June 9, 2007
'It's brain candy' but story commands popular attention
By Karla Peterson and John Wilkens
UNION-TRIBUNE STAFF WRITERS
On Wednesday, she was in jail. On Thursday, she was out of jail. Yesterday, she was being hauled back in again, her slim wrists in handcuffs and her famous face streaked with tears.
Keeping track of the latest in Paris Hilton incarceration news has been tricky these days. But not as tricky as figuring out why we care.
“At the core, it's what in a less polite era we would have called a freak show,” said Robert J. Thompson, professor of television and popular culture at Syracuse University. “If she lived the lifestyle of Tom Hanks, we would no longer pay attention. But she keeps delivering. It's comic relief, but it's complicated comic relief.”
Yesterday, Paris Hilton's return to jail was the featured story on cable-and network-news broadcasts and on most newspaper Web sites. And where the media went, the people followed. Paris Hilton stories hit the top of CNN's and The New York Times' most-viewed and most e-mailed lists, as people lined up to read and comment on her return to jail.
War continues to rage in Iraq. The immigration bill is in shambles. The chairman of the Joint Chiefs of Staff is being replaced. But in the midst of all this and other important world activity, we are fixated on the relatively meaningless fate of an heiress serving a 45-day jail sentence for a parole violation. Probably because it is relatively meaningless.
“She is one-dimensional in many respects,” said Nancy Snow, associate professor of communications and journalism at Cal State Fullerton. “The war, homeland security, there is so much to those issues, you have to put it all in context, understand who the players are. With Paris, you don't have to exert much mental energy. It's brain candy.”
But judging by the gleeful Internet cheer over the news that Paris was going back to the pokey, that brain candy has some very bitter filling. Money can buy you a lot of things, but sympathy doesn't appear to be one of them. “Oh dear. The drama of being rich and simple in the head,” read one pitiless posting on The San Diego Union-Tribune's Web site.
“Time to grow up little spoiled Paris!” read another.
And one poster settled for a simple, “HAHAHAHAHAHA!”

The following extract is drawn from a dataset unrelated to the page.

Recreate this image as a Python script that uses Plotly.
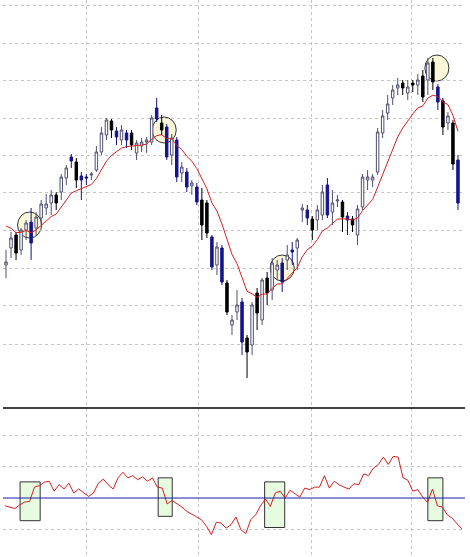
import numpy as np
import pandas as pd
import plotly.graph_objects as go
from plotly.subplots import make_subplots

## CANDLE DATA (W = white/up, K = black/down, B = blue/down)
kinds = list("WWKWWBWWWWKWWBKBBWWWWKBWBKWWWWBKBWBWBWBKKBWBKWWBKWKWKWWBWBWWBKWWBWWKBKWWWWWWWWWKWKWKWKBKWKB")
opens = [135, 152, 165, 150, 170, 178, 172, 182, 192, 197, 205, 208, 222, 243, 238, 224, 223, 225, 230, 248,
         265, 279, 269, 260, 267, 267, 247, 254, 258, 258, 292, 277, 273, 245, 260, 227, 228, 214, 213, 200,
         197, 163, 135, 152, 117, 75, 88, 98, 62, 55, 107, 80, 122, 110, 130, 137, 140, 150, 152, 190,
         190, 181, 180, 185, 215, 188, 199, 198, 184, 181, 165, 193, 220, 220, 228, 267, 287, 302, 312, 317,
         307, 317, 315, 324, 320, 338, 313, 299, 277, 277, 240]
highs = [150, 168, 168, 172, 180, 192, 188, 200, 206, 210, 208, 226, 235, 246, 242, 228, 226, 228, 254, 273,
         282, 281, 273, 275, 270, 270, 260, 262, 263, 285, 302, 285, 276, 266, 263, 238, 232, 220, 217, 212,
         200, 165, 158, 155, 120, 85, 110, 102, 65, 98, 112, 122, 128, 142, 140, 142, 155, 158, 162, 196,
         195, 184, 195, 215, 222, 210, 205, 200, 188, 184, 195, 226, 230, 226, 272, 290, 305, 315, 322, 320,
         320, 320, 326, 330, 342, 342, 316, 302, 288, 280, 245]
lows = [122, 142, 140, 145, 160, 140, 165, 175, 185, 185, 190, 200, 215, 232, 212, 200, 215, 220, 228, 245,
        260, 262, 255, 255, 252, 250, 240, 248, 247, 255, 278, 265, 240, 235, 218, 218, 208, 205, 195, 160,
        162, 130, 125, 115, 85, 65, 80, 45, 22, 45, 70, 75, 95, 100, 120, 108, 130, 135, 130, 178,
        175, 160, 170, 180, 182, 175, 193, 168, 165, 168, 155, 190, 210, 213, 225, 262, 280, 295, 305, 305,
        300, 308, 305, 298, 305, 310, 290, 265, 270, 230, 190]
closes = [138, 162, 147, 170, 177, 157, 183, 196, 196, 205, 197, 223, 232, 239, 220, 220, 222, 226, 248, 267,
          280, 270, 263, 270, 260, 255, 257, 258, 260, 282, 281, 270, 243, 262, 223, 233, 213, 217, 198, 175,
          167, 133, 153, 118, 88, 80, 95, 58, 48, 95, 87, 120, 107, 137, 135, 118, 145, 148, 160, 192,
          182, 170, 190, 208, 185, 197, 200, 183, 180, 175, 191, 223, 223, 223, 268, 284, 296, 310, 315, 312,
          313, 315, 320, 303, 337, 318, 298, 273, 284, 236, 197]

## OSCILLATOR (lower panel)
osc = [47.5, 47.1, 46.6, 47.8, 48.7, 48.9, 53.5, 54.0, 55.1, 55.4, 52.2, 54.3, 52.9, 54.8, 51.6, 52.9, 51.8,
       50.5, 51.6, 54.8, 56.1, 54.3, 52.9, 56.5, 58.3, 56.5, 57.2, 55.9, 56.8, 55.4, 56.5, 53.5, 53.2, 48.1,
       49.2, 48.2, 47.1, 45.7, 44.9, 43.9, 43.0, 40.9, 38.2, 42.2, 41.9, 40.3, 41.4, 43.9, 39.8, 38.5, 43.0,
       44.6, 47.5, 49.7, 47.3, 51.6, 52.2, 50.0, 52.5, 51.4, 50.3, 53.2, 52.7, 53.5, 53.5, 57.2, 53.2, 55.4,
       54.3, 53.5, 52.9, 54.6, 54.3, 57.8, 57.2, 59.7, 60.8, 63.2, 60.8, 63.4, 63.2, 56.5, 55.7, 52.2, 52.7,
       50.3, 48.6, 52.9, 47.5, 47.1, 44.6, 43.5, 41.9, 40.0]

# highlighted spots: candle index, price centre / oscillator box x range and y range
circle_idx = [4.7, 31.5, 55.0, 85.8]
circle_price = [175, 270, 132, 332]
box_x = [(2.8, 6.8), (30.3, 33.1), (51.5, 55.5), (84.0, 87.0)]
box_y = [(42.7, 55.2), (44.1, 56.5), (40.5, 55.2), (42.7, 56.5)]

dF = pd.DataFrame({'kind': kinds, 'open': opens, 'high': highs, 'low': lows, 'close': closes})
dF['x'] = np.arange(len(dF))
# moving average of closes, seeded at the level shown at the left edge
ma = pd.concat([pd.Series([182.0]), dF['close']]).ewm(span=10, adjust=False).mean().iloc[1:].values

fig = make_subplots(rows=2, cols=1, shared_xaxes=True, vertical_spacing=0,
                    row_heights=[0.7325, 0.2675])

styles = {'W': ('white', '#505070'), 'K': ('black', 'black'), 'B': ('#14148c', '#14148c')}
for k, (fill, edge) in styles.items():
    d = dF[dF['kind'] == k]
    inc = dict(fillcolor=fill, line=dict(color=edge, width=1))
    fig.add_trace(go.Candlestick(x=d['x'], open=d['open'], high=d['high'], low=d['low'], close=d['close'],
                                 increasing=inc, decreasing=inc, whiskerwidth=0, showlegend=False,
                                 hoverinfo='skip'), row=1, col=1)

fig.add_trace(go.Scatter(x=dF['x'], y=ma, mode='lines', line=dict(color='#d42020', width=1),
                         showlegend=False), row=1, col=1)

osc_x = np.linspace(-0.2, 90.8, len(osc))
fig.add_trace(go.Scatter(x=osc_x, y=osc, mode='lines', line=dict(color='#d42020', width=1),
                         showlegend=False), row=2, col=1)

# circles around signal candles
for cx, cy in zip(circle_idx, circle_price):
    fig.add_shape(type='circle', xref='x', yref='y', x0=cx - 2.4, x1=cx + 2.4, y0=cy - 13, y1=cy + 13,
                  fillcolor='rgba(248,244,200,0.7)', line=dict(color='#333333', width=1), layer='below')

# boxes in oscillator
for (x0, x1), (y0, y1) in zip(box_x, box_y):
    fig.add_shape(type='rect', xref='x2', yref='y2', x0=x0, x1=x1, y0=y0, y1=y1,
                  fillcolor='#e6fbe0', line=dict(color='#333333', width=1), layer='below')

fig.add_hline(y=50, line=dict(color='#1c1cae', width=1), row=2, col=1)
fig.add_shape(type='line', xref='paper', yref='paper', x0=0, x1=1, y0=0.2675, y1=0.2675,
              line=dict(color='black', width=1.5))

grid = dict(showgrid=True, gridcolor='#c4c4c4', griddash='dot', gridwidth=1, showticklabels=False,
            zeroline=False, showline=False, ticks='')
fig.update_xaxes(**grid, tickvals=[16, 38.4, 60.8, 80.8], range=[-0.6, 91.4], rangeslider_visible=False)
fig.update_yaxes(**grid)
fig.update_yaxes(range=[-8, 400], tickvals=[56, 95, 132, 170, 208, 245, 282, 320, 357, 395], row=1, col=1)
fig.update_yaxes(range=[31, 79], tickvals=[40, 60, 70], row=2, col=1)

fig.update_layout(width=470, height=557, margin=dict(l=3, r=5, t=0, b=0),
                  plot_bgcolor='white', paper_bgcolor='white')

fig.write_html("out.html", config={'displayModeBar': False},
               post_script="document.body.style.margin='0';")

“I'm not surprised at the venom. There is always revenge against the famous for taking up so much of our time and attention,” said Leo Braudy, professor of English at the University of Southern California, and the author of “The Frenzy of Renown: Fame and Its History.”
“Fascination can turn to disgust and revenge very easily. If she had handled this differently, there might have been a way for her to ride this out. But that would have been against her image. She could have flipped pancakes in the prison kitchen or tutored other prisoners in English, but it's not her image to do anything socially useful. Paris has an image based on triviality and emptiness. How else could she have dealt with this?”
Snow was one of those caught up in the never-ending coverage on TV yesterday, and even though paying attention to such things is part of her job, she didn't feel too good about it.
“What a waste of time,” she said. “We are all complicit in this. If we really say we hate this kind of thing, that there are more important stories we should be watching, we need to turn it off. And we need to complain.”
Braudy said there is an element of self-loathing in the fascination with Hilton. “While she remained in the world of parties, that's one thing. Now she has descended into the world of the normal, and she can't hack it. That moves people into disgust mode and then to self-disgust, where you're saying, 'Why am I paying attention to this bubblehead?' ”
That, in turn, leads to anger at the news media for covering the story. Snow said TV anchors regularly wondered out loud yesterday why people care so much about Hilton. “I'm not sure we do,” she said. “It's not as if we are taking to the streets and demanding more Paris.”
Thompson said it has become a bit of a chicken-or-egg question: Does the media cover Hilton because people watch, or are people watching because it's on?
“It's a dance in which neither is leading,” he said. “It's a perfect synergy between the media and the people who consume the media.”
Even though, in Thompson's words, “we have made people famous for very crazy reasons for a very long time,” Snow senses a “festering intolerance” with celebrity infatuation. “I think people may be starting to say, 'Enough is enough.' ”
She doubts that means people will be canceling their cable TV service in droves. But with more media Web sites offering comment sections next to stories, “the public has a lot more ability to talk back to the mainstream media. And that may lead to more discussion about what is newsworthy and what isn't.”
Braudy doubts the Hilton case will be a watershed.
“Every time I think we have reached a tipping point, something more absurd happens,” he said. “There is too much invested in celebrity culture (for it to go away). There will be disgust, and then someone else will come along who is an even better Paris.